- 1/3 cup unsweetened shredded coconut
- 1/4 cup minced onion
- 2 large garlic cloves, minced
- 2 medium serrano chiles, minced
- 1 1/2 tablespoons minced fresh ginger
- 1/3 cup plus 3/4 cup unsweetened coconut milk
- 3 tablespoons vegetable oil
- 1/2 teaspoon yellow mustard seeds
- 8 curry leaves, preferably fresh (see Note)
- 2 teaspoons ground fennel
- 1 tablespoon ground coriander
- 1/4 teaspoon ground cardamom
- 1/4 teaspoon turmeric
- 1/4 teaspoon cayenne pepper
- 1/4 teaspoon ground fenugreek
- 1 tablespoon tamarind concentrate dissolved in 1 tablespoon of water
- 2/3 cup water
- 1/2 cup chopped canned tomatoes, drained
- Pinch of sugar
- 15 cherry tomatoes, halved
- 2 1/4 pounds skinless salmon fillet, cut into 1 1/4-inch chunks
- Cilantro leaves, for garnish
- In a mini food processor, combine the shredded coconut, onion, garlic, serrano and ginger with the 1/3 cup coconut milk and process to a paste.

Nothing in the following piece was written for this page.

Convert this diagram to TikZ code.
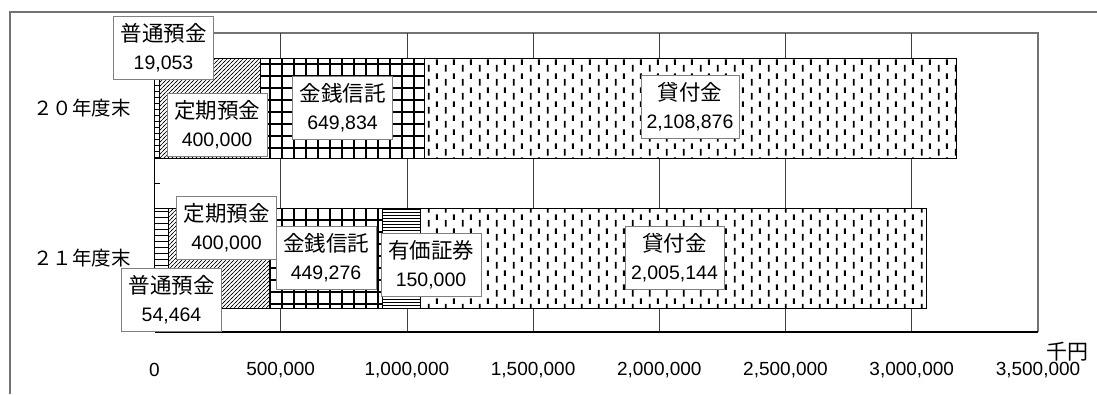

- In a large, deep skillet, heat the vegetable oil. Add the yellow mustard seeds and curry leaves and cook over moderately high heat until the seeds pop, about 1 minute. Add the coconut paste and cook over moderate heat, stirring, until fragrant, about 4 minutes. Add the ground fennel, coriander, cardamom, turmeric, cayenne and fenugreek and cook, stirring, until fragrant, about 2 minutes. Add the remaining 3/4 cup of coconut milk and the tamarind paste, water, tomatoes and sugar. Bring to a simmer, scraping up any bits from the skillet. Simmer over low heat for 10 minutes.

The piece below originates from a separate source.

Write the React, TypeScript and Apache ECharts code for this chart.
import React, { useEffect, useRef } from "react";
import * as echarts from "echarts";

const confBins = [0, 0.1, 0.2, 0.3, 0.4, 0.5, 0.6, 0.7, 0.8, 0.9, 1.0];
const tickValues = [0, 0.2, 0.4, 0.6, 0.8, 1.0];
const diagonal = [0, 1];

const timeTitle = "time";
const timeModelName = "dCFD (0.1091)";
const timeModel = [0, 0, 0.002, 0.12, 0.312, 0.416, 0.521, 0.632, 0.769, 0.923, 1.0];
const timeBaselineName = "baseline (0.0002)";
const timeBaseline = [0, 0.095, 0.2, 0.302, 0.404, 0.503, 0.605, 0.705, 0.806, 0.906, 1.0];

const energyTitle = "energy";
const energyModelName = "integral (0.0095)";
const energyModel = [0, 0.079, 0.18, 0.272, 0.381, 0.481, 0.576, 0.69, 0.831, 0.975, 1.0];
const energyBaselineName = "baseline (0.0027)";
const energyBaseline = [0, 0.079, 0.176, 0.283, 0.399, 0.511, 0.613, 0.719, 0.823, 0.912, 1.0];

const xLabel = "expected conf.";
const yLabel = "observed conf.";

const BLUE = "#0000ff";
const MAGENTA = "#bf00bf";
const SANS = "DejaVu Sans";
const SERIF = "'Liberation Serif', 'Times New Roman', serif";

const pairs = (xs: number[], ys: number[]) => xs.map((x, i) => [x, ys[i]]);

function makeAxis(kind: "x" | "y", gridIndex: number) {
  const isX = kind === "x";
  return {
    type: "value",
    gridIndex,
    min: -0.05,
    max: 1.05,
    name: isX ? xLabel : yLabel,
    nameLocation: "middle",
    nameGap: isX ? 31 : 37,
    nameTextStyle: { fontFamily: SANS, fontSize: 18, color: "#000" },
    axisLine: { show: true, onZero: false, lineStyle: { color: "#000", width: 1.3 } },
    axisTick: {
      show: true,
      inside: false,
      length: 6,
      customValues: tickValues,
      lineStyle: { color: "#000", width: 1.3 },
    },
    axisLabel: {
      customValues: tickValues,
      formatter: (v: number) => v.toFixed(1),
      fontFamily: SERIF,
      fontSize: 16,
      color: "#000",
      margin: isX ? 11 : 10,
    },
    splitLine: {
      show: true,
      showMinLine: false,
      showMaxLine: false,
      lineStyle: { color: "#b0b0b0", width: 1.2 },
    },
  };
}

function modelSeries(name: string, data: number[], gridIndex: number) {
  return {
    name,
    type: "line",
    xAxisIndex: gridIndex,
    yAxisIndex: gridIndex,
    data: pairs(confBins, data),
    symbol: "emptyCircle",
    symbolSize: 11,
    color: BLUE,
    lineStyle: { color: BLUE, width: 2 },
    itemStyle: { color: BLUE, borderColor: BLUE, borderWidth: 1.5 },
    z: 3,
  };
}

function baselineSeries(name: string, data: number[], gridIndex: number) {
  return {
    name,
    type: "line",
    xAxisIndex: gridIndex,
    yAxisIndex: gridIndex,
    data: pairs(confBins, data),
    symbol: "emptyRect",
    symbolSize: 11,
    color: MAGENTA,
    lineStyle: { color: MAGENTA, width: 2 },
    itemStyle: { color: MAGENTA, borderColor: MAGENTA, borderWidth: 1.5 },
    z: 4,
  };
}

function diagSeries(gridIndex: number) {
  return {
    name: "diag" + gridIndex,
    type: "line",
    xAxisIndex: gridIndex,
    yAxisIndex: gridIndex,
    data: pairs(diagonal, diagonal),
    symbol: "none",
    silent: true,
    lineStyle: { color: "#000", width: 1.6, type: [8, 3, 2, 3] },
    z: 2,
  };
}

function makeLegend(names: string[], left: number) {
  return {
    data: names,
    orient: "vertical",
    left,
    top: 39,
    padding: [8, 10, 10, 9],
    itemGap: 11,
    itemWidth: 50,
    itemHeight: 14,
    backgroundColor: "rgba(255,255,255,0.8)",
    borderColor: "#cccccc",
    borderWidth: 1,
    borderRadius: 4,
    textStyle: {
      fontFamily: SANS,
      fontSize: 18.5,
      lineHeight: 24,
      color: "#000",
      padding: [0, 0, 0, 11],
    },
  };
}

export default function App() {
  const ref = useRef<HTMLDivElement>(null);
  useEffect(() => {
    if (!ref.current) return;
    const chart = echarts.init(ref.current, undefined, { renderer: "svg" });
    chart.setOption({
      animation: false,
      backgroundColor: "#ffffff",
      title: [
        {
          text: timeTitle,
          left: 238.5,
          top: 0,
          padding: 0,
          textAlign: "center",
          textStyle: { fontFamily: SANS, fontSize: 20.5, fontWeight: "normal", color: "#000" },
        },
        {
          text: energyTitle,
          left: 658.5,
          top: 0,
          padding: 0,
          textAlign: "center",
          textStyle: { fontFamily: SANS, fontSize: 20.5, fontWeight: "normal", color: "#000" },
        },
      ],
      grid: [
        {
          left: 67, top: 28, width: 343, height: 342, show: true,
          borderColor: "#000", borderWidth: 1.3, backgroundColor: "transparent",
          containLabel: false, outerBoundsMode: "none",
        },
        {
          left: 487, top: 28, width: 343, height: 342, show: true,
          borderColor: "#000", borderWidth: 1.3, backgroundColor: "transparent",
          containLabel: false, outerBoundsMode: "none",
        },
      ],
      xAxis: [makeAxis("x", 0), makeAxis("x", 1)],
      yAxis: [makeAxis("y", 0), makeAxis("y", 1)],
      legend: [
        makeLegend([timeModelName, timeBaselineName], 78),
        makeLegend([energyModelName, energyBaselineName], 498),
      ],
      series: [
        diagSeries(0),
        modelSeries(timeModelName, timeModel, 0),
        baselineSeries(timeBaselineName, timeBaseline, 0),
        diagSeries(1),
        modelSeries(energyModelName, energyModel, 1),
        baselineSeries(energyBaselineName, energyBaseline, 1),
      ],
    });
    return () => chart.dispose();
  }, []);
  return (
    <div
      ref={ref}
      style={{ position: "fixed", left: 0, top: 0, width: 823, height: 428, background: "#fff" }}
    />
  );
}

- Add the cherry tomatoes to the sauce and simmer over moderate heat until just starting to soften, about 1 minute. Season the salmon with salt, add it to the skillet and simmer over moderate heat, stirring gently a few times, until just cooked through, about 3 minutes. Sprinkle the curry with the cilantro leaves and serve.
The curry can be prepared through Step 2 and refrigerated for up to 2 days; reheat gently.
Fresh curry leaves, which resemble small bay leaves and have a savory flavor, are available from www.kalustyans.com.
Steamed basmati rice.
Like most curries, this one will pair well with Gewürztraminer. Many of the best American versions come from California's Monterey region.